[The task]
Carry none of the pictures over; write out the complete data exactly.

-------- Supplied data --------

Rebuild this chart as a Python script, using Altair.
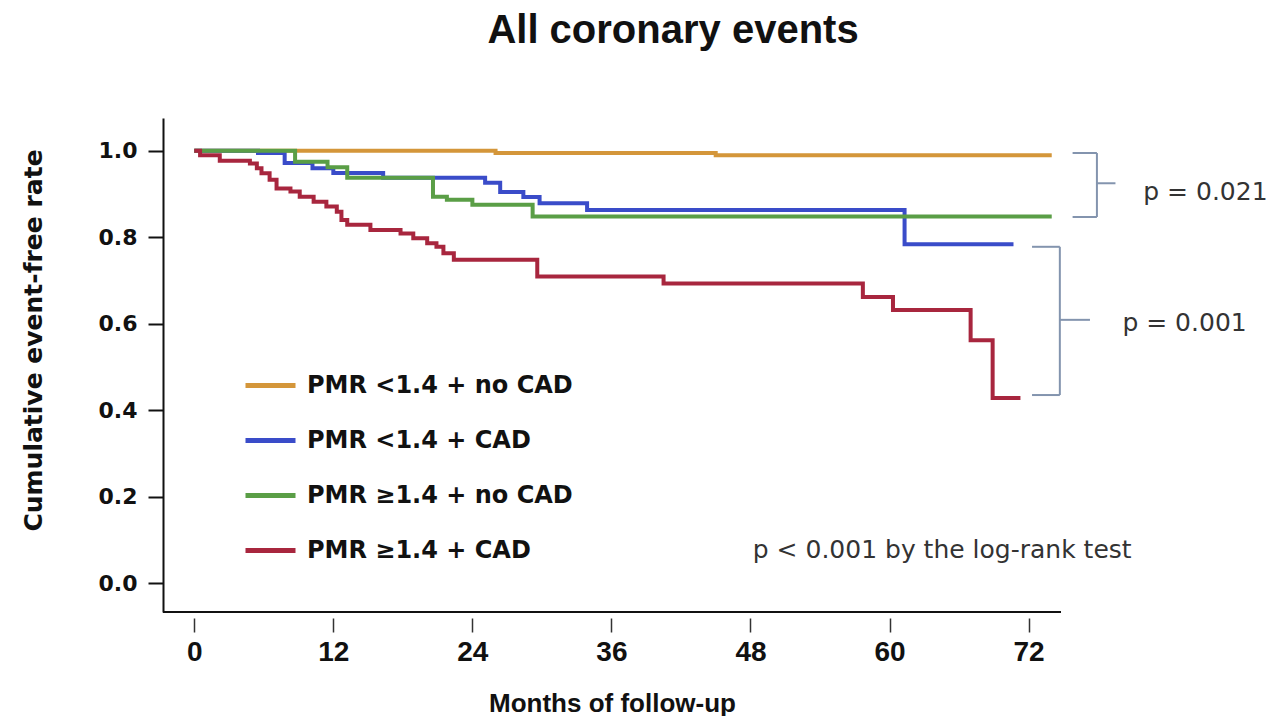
import altair as alt
import pandas as pd

# ---------------- data ----------------
groups = ["PMR <1.4 + no CAD", "PMR <1.4 + CAD", "PMR ≥1.4 + no CAD", "PMR ≥1.4 + CAD"]
colors = ["#D4963A", "#3A4CC9", "#5A9E46", "#A8263E"]

t_orange = [0, 26, 45, 74]
s_orange = [1.0, 0.995, 0.99, 0.99]

t_blue = [0, 5.5, 7.8, 10.2, 12.0, 16.3, 25.1, 26.4, 28.4, 29.8, 33.9, 61.3, 70.7]
s_blue = [1.0, 0.995, 0.972, 0.960, 0.949, 0.938, 0.926, 0.905, 0.893, 0.879, 0.863, 0.784, 0.784]

t_green = [0, 8.7, 11.5, 13.2, 20.6, 21.8, 24.0, 29.2, 74.0]
s_green = [1.0, 0.975, 0.962, 0.938, 0.894, 0.887, 0.875, 0.848, 0.848]

t_red = [0, 0.5, 2.2, 4.8, 5.4, 5.8, 6.5, 7.1, 8.3, 9.1, 10.3, 11.4, 12.3, 12.7, 13.2,
         15.2, 17.8, 18.9, 20.1, 20.9, 21.5, 22.4, 29.6, 40.5, 57.7, 60.3, 67.0, 68.9, 71.3]
s_red = [1.0, 0.990, 0.977, 0.971, 0.960, 0.948, 0.933, 0.913, 0.906, 0.894, 0.882, 0.871,
         0.859, 0.840, 0.829, 0.817, 0.809, 0.798, 0.786, 0.778, 0.763, 0.748, 0.709, 0.693,
         0.662, 0.632, 0.562, 0.428, 0.428]

x_ticks = [0, 12, 24, 36, 48, 60, 72]
y_ticks = [0.0, 0.2, 0.4, 0.6, 0.8, 1.0]

# bracket annotations (months, rate)
br_x1 = [75.8, 77.9, 75.8, 77.9, 72.3, 74.7, 72.3, 74.7]
br_x2 = [77.9, 77.9, 77.9, 79.5, 74.7, 74.7, 74.7, 77.3]
br_y1 = [0.995, 0.995, 0.847, 0.925, 0.778, 0.778, 0.435, 0.609]
br_y2 = [0.995, 0.847, 0.847, 0.925, 0.778, 0.435, 0.435, 0.609]

p_text = ["p = 0.021", "p = 0.001", "p < 0.001 by the log-rank test"]
p_x = [81.9, 80.1, 48.2]
p_y = [0.905, 0.602, 0.076]

# ---------------- frames ----------------
rows = []
for g, ts, ss in zip(groups, [t_orange, t_blue, t_green, t_red],
                     [s_orange, s_blue, s_green, s_red]):
    for t, s in zip(ts, ss):
        rows.append({"group": g, "month": t, "rate": s})
km = pd.DataFrame(rows)
br = pd.DataFrame({"x": br_x1, "x2": br_x2, "y": br_y1, "y2": br_y2})
pt = pd.DataFrame({"x": p_x, "y": p_y, "text": p_text})

W, H = 898, 494
xs = alt.Scale(domain=[-2.7, 74.8], nice=False, zero=False)
ys = alt.Scale(domain=[-0.067, 1.076], nice=False, zero=False)

BOLD_WIDE = "DejaVu Sans"

lines = alt.Chart(km).mark_line(interpolate="step-after", strokeWidth=4).encode(
    x=alt.X("month:Q", scale=xs,
            axis=alt.Axis(values=x_ticks, offset=6, domain=False, grid=False,
                          tickSize=14, tickWidth=1.5, tickColor="#333",
                          labelPadding=6, labelFont="Liberation Sans Narrow, Liberation Sans, sans-serif",
                          labelFontSize=28, labelFontWeight="bold", labelColor="#111",
                          title="Months of follow-up", titleFont="Liberation Sans",
                          titleFontSize=26, titleFontWeight="bold", titleColor="#111",
                          titleY=85, titleBaseline="middle")),
    y=alt.Y("rate:Q", scale=ys,
            axis=alt.Axis(values=y_ticks, format=".1f", grid=False,
                          domainColor="#111", domainWidth=2,
                          tickSize=15, tickWidth=2, tickColor="#111",
                          labelPadding=11, labelFont=BOLD_WIDE, labelFontSize=22,
                          labelFontWeight="bold", labelColor="#111",
                          title="Cumulative event-free rate", titleFont=BOLD_WIDE,
                          titleFontSize=25, titleFontWeight="bold", titleColor="#111",
                          titleX=-130, titleY=222, titleAlign="center",
                          titleBaseline="middle")),
    color=alt.Color("group:N", scale=alt.Scale(domain=groups, range=colors),
                    legend=alt.Legend(title=None, orient="none", legendX=80, legendY=240,
                                      symbolType="stroke", symbolSize=2500,
                                      symbolStrokeWidth=5, labelOffset=9,
                                      labelFont=BOLD_WIDE, labelFontSize=24,
                                      labelFontWeight="bold", labelColor="#111",
                                      rowPadding=15, padding=0, labelLimit=400)),
    order=alt.Order("month:Q"),
)

xaxis_line = alt.Chart(km).mark_rule(color="#111", strokeWidth=2).encode(
    x=alt.value(0), x2=alt.value(W), y=alt.value(H)
)

brackets = alt.Chart(br).mark_rule(color="#8394AE", strokeWidth=2).encode(
    x=alt.X("x:Q", scale=xs), x2="x2:Q",
    y=alt.Y("y:Q", scale=ys), y2="y2:Q",
)

ptext = alt.Chart(pt).mark_text(align="left", baseline="middle", font="DejaVu Sans",
                                fontSize=25, color="#333").encode(
    x=alt.X("x:Q", scale=xs), y=alt.Y("y:Q", scale=ys), text="text:N"
)

chart = alt.layer(lines, xaxis_line, brackets, ptext).properties(
    width=W, height=H,
    title=alt.TitleParams("All coronary events", font="Liberation Sans", fontSize=40,
                          fontWeight="bold", color="#111", anchor="middle",
                          frame="group", dx=61, offset=35, baseline="alphabetic"),
    padding={"left": 155, "top": 110, "right": 212, "bottom": 104},
    autosize=alt.AutoSizeParams(type="none"),
    background="white",
).configure_view(stroke=None)

chart.save("out.html", embed_options={"renderer": "svg", "actions": False})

--------

[Solved exercise]
Rebuild this chart as a Python script, using Altair.
import altair as alt
import pandas as pd

# ---------------- data ----------------
groups = ["PMR <1.4 + no CAD", "PMR <1.4 + CAD", "PMR ≥1.4 + no CAD", "PMR ≥1.4 + CAD"]
colors = ["#D4963A", "#3A4CC9", "#5A9E46", "#A8263E"]

t_orange = [0, 26, 45, 74]
s_orange = [1.0, 0.995, 0.99, 0.99]

t_blue = [0, 5.5, 7.8, 10.2, 12.0, 16.3, 25.1, 26.4, 28.4, 29.8, 33.9, 61.3, 70.7]
s_blue = [1.0, 0.995, 0.972, 0.960, 0.949, 0.938, 0.926, 0.905, 0.893, 0.879, 0.863, 0.784, 0.784]

t_green = [0, 8.7, 11.5, 13.2, 20.6, 21.8, 24.0, 29.2, 74.0]
s_green = [1.0, 0.975, 0.962, 0.938, 0.894, 0.887, 0.875, 0.848, 0.848]

t_red = [0, 0.5, 2.2, 4.8, 5.4, 5.8, 6.5, 7.1, 8.3, 9.1, 10.3, 11.4, 12.3, 12.7, 13.2,
         15.2, 17.8, 18.9, 20.1, 20.9, 21.5, 22.4, 29.6, 40.5, 57.7, 60.3, 67.0, 68.9, 71.3]
s_red = [1.0, 0.990, 0.977, 0.971, 0.960, 0.948, 0.933, 0.913, 0.906, 0.894, 0.882, 0.871,
         0.859, 0.840, 0.829, 0.817, 0.809, 0.798, 0.786, 0.778, 0.763, 0.748, 0.709, 0.693,
         0.662, 0.632, 0.562, 0.428, 0.428]

x_ticks = [0, 12, 24, 36, 48, 60, 72]
y_ticks = [0.0, 0.2, 0.4, 0.6, 0.8, 1.0]

# bracket annotations (months, rate)
br_x1 = [75.8, 77.9, 75.8, 77.9, 72.3, 74.7, 72.3, 74.7]
br_x2 = [77.9, 77.9, 77.9, 79.5, 74.7, 74.7, 74.7, 77.3]
br_y1 = [0.995, 0.995, 0.847, 0.925, 0.778, 0.778, 0.435, 0.609]
br_y2 = [0.995, 0.847, 0.847, 0.925, 0.778, 0.435, 0.435, 0.609]

p_text = ["p = 0.021", "p = 0.001", "p < 0.001 by the log-rank test"]
p_x = [81.9, 80.1, 48.2]
p_y = [0.905, 0.602, 0.076]

# ---------------- frames ----------------
rows = []
for g, ts, ss in zip(groups, [t_orange, t_blue, t_green, t_red],
                     [s_orange, s_blue, s_green, s_red]):
    for t, s in zip(ts, ss):
        rows.append({"group": g, "month": t, "rate": s})
km = pd.DataFrame(rows)
br = pd.DataFrame({"x": br_x1, "x2": br_x2, "y": br_y1, "y2": br_y2})
pt = pd.DataFrame({"x": p_x, "y": p_y, "text": p_text})

W, H = 898, 494
xs = alt.Scale(domain=[-2.7, 74.8], nice=False, zero=False)
ys = alt.Scale(domain=[-0.067, 1.076], nice=False, zero=False)

BOLD_WIDE = "DejaVu Sans"

lines = alt.Chart(km).mark_line(interpolate="step-after", strokeWidth=4).encode(
    x=alt.X("month:Q", scale=xs,
            axis=alt.Axis(values=x_ticks, offset=6, domain=False, grid=False,
                          tickSize=14, tickWidth=1.5, tickColor="#333",
                          labelPadding=6, labelFont="Liberation Sans Narrow, Liberation Sans, sans-serif",
                          labelFontSize=28, labelFontWeight="bold", labelColor="#111",
                          title="Months of follow-up", titleFont="Liberation Sans",
                          titleFontSize=26, titleFontWeight="bold", titleColor="#111",
                          titleY=85, titleBaseline="middle")),
    y=alt.Y("rate:Q", scale=ys,
            axis=alt.Axis(values=y_ticks, format=".1f", grid=False,
                          domainColor="#111", domainWidth=2,
                          tickSize=15, tickWidth=2, tickColor="#111",
                          labelPadding=11, labelFont=BOLD_WIDE, labelFontSize=22,
                          labelFontWeight="bold", labelColor="#111",
                          title="Cumulative event-free rate", titleFont=BOLD_WIDE,
                          titleFontSize=25, titleFontWeight="bold", titleColor="#111",
                          titleX=-130, titleY=222, titleAlign="center",
                          titleBaseline="middle")),
    color=alt.Color("group:N", scale=alt.Scale(domain=groups, range=colors),
                    legend=alt.Legend(title=None, orient="none", legendX=80, legendY=240,
                                      symbolType="stroke", symbolSize=2500,
                                      symbolStrokeWidth=5, labelOffset=9,
                                      labelFont=BOLD_WIDE, labelFontSize=24,
                                      labelFontWeight="bold", labelColor="#111",
                                      rowPadding=15, padding=0, labelLimit=400)),
    order=alt.Order("month:Q"),
)

xaxis_line = alt.Chart(km).mark_rule(color="#111", strokeWidth=2).encode(
    x=alt.value(0), x2=alt.value(W), y=alt.value(H)
)

brackets = alt.Chart(br).mark_rule(color="#8394AE", strokeWidth=2).encode(
    x=alt.X("x:Q", scale=xs), x2="x2:Q",
    y=alt.Y("y:Q", scale=ys), y2="y2:Q",
)

ptext = alt.Chart(pt).mark_text(align="left", baseline="middle", font="DejaVu Sans",
                                fontSize=25, color="#333").encode(
    x=alt.X("x:Q", scale=xs), y=alt.Y("y:Q", scale=ys), text="text:N"
)

chart = alt.layer(lines, xaxis_line, brackets, ptext).properties(
    width=W, height=H,
    title=alt.TitleParams("All coronary events", font="Liberation Sans", fontSize=40,
                          fontWeight="bold", color="#111", anchor="middle",
                          frame="group", dx=61, offset=35, baseline="alphabetic"),
    padding={"left": 155, "top": 110, "right": 212, "bottom": 104},
    autosize=alt.AutoSizeParams(type="none"),
    background="white",
).configure_view(stroke=None)

chart.save("out.html", embed_options={"renderer": "svg", "actions": False})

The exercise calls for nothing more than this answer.